The long-sought fork at Daingerfield Park had a sign with the MVT route through Old Town Alexandria, Va. The sign pointed towards the River Route which was along the Potomac. I took the left fork ( following directions! who knew?) and was eventually rewarded with the run down Union Street…just as I had mapped out the night before.

And then things went south…my legs as well as my map direction. My split times were now in the 13 minute range, and as I passed out the Belle Haven Park area, my legs started to tighten up. After the seven mile marker, I just ran out of gas. Cursing myself for burning out trying to get back on course, I slowed to a walk. I vowed to finish the course, “power walking” with some attempts ant getting back into running along the way.

I never found that second wind; the final third of the Trail going into Mount Vernon was a bunch of hills, one after the other. I ran the downhills and the flats when I could, but I didn’t have anything in the tank to try and run all the slopes and inclines on the final stretch. While not an actual trail run, the constant ups and downs were like running a trail run on all asphalt.

I managed to walk into the start line of the Mount Vernon Trail, get my obligatory post-run selfie, and did a brief cool down. Anxious for an epsom salt bath and chocolate milk, I eschewed the troubled DC transit system and called an Uber to take me back to the hotel.

Again: One. Damn. Sign.

In light of this week’s “unqualified success”/”hot garbage,” I am going to cut back this week, going 3 miles, 4 miles and 10 on Sunday. I will push out the 20 miler a week.

Song of the Day: Julie Driscoll-Brian Auger-The Trinity/”This Wheel’s On Fire:”

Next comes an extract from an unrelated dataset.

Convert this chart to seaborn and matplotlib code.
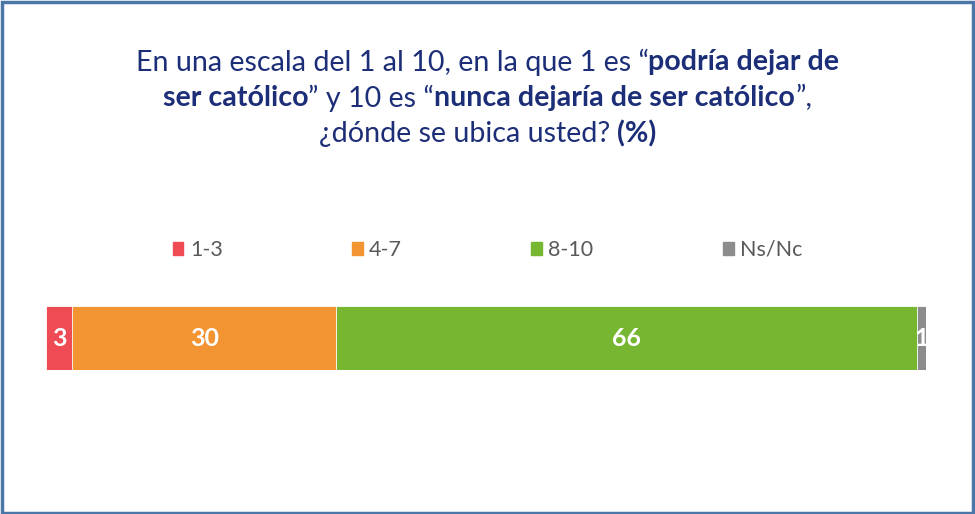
import matplotlib
matplotlib.use("Agg")
import matplotlib.pyplot as plt
import matplotlib.patches as mpatches
import numpy as np
import seaborn as sns

# ── Data ────────────────────────────────────────────────────────────────────
categories = ["1-3", "4-7", "8-10", "Ns/Nc"]
values = [3, 30, 66, 1]
colors = ["#ef4b55", "#f39433", "#77b630", "#8c8c8c"]

title_lines = [
    [("En una escala del 1 al 10, en la que 1 es “", False), ("podría dejar de", True)],
    [("ser católico", True), ("” y 10 es “", False), ("nunca dejaría de ser católico", True), ("”,", False)],
    [("¿dónde se ubica usted? ", False), ("(%)", True)],
]

sns.set_theme(style="white")
plt.rcParams["font.family"] = ["Lato", "DejaVu Sans"]

W, H = 975, 514
fig = plt.figure(figsize=(W / 100, H / 100), dpi=100)
fig.patch.set_facecolor("white")

# frame around the whole picture
fig.patches.append(mpatches.Rectangle(
    (1.5 / W, 1.5 / H), 1 - 4 / W, 1 - 3.5 / H, transform=fig.transFigure,
    fill=False, edgecolor="#4a77a8", linewidth=2.5))

# ── Stacked bar (cumulative totals drawn back to front) ────────────────────
ax = fig.add_axes([46 / W, 1 - 370 / H, 880 / W, 64 / H])
cum = np.cumsum(values)
for total, col in reversed(list(zip(cum, colors))):
    sns.barplot(x=[total], y=["all"], orient="h", color=col, width=1.0,
                edgecolor="white", linewidth=0.6, saturation=1, ax=ax)
ax.set_xlim(0, 100)
ax.set_ylim(0.5, -0.5)
ax.axis("off")

starts = cum - np.array(values)
for s, v in zip(starts, values):
    ax.text(s + v / 2, 0, str(v), ha="center", va="center", color="white",
            fontsize=18, fontweight="bold")

# ── Legend ─────────────────────────────────────────────────────────────────
handles = [mpatches.Patch(facecolor=c, edgecolor=c, label=l)
           for l, c in zip(categories, colors)]
fig.legend(handles=handles, loc="center", bbox_to_anchor=(0.5, 1 - 250 / H),
           ncol=4, frameon=False, fontsize=15.5, handlelength=0.5,
           handleheight=0.6, handletextpad=0.3, columnspacing=6.0,
           labelcolor="#595959")

# ── Title with mixed bold runs ─────────────────────────────────────────────
fig.canvas.draw()
renderer = fig.canvas.get_renderer()
title_color = "#1c2e78"
line_y = [62, 98, 134]
for segs, yp in zip(title_lines, line_y):
    texts = []
    for s, bold in segs:
        t = fig.text(0, 1 - yp / H, s, fontsize=20.6, color=title_color,
                     fontweight="bold" if bold else "normal", va="center", ha="left")
        texts.append(t)
    widths = [t.get_window_extent(renderer).width for t in texts]
    x = (W - sum(widths)) / 2
    for t, w in zip(texts, widths):
        t.set_x(x / W)
        x += w

fig.savefig("out.png", dpi=100)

The original song, written by Bob Dylan and performed with The Band on the Basement Tapes, was about God reprimanding Man for reneging on an agreement regarding their relationship. From Genius.com:

“The song title references two famous images from the Old Testament: the vision of wheels within wheels seen by the prophet Ezekiel, and the burning bush seen by Moses. Both of these images defy human explanation and experience, and assert God’s complete mastery over the laws of the material world.

“In this context, the song could be read as God (the singer) chiding Man for expecting a divine response to earthly concerns (much as in the book of Job.) The singer and the person(s) addressed seem to have had some agreement that the addressee forgot or backed out of.

“The apocalyptic image of the chorus suggests man-made (vehicular) destruction, but both the wheel and fire are symbols for the Judeo-Christian God. In the above interpretation, these lines might be saying, “You’ve brought your misery on yourselves by going back on our agreement. I’m as good as dead to you.”

As far as Julie, Brian and the two dudes known as the Trinity (and Brian and Julie would have made four), they decided to up the tempo of the song. Julie’s singing is haunting, and Brian’s organ solo at the song makes you wish the song lasted for just a minute or two more because this is going somewhere, dammit!

Post script: About twenty years later, Julie teamed up with Adrian Edmonson to record this song as the theme song for the BBC sitcom Absolutely Fabulous.

I have watched the show, and enjoyed it. Same with the full version of the theme song.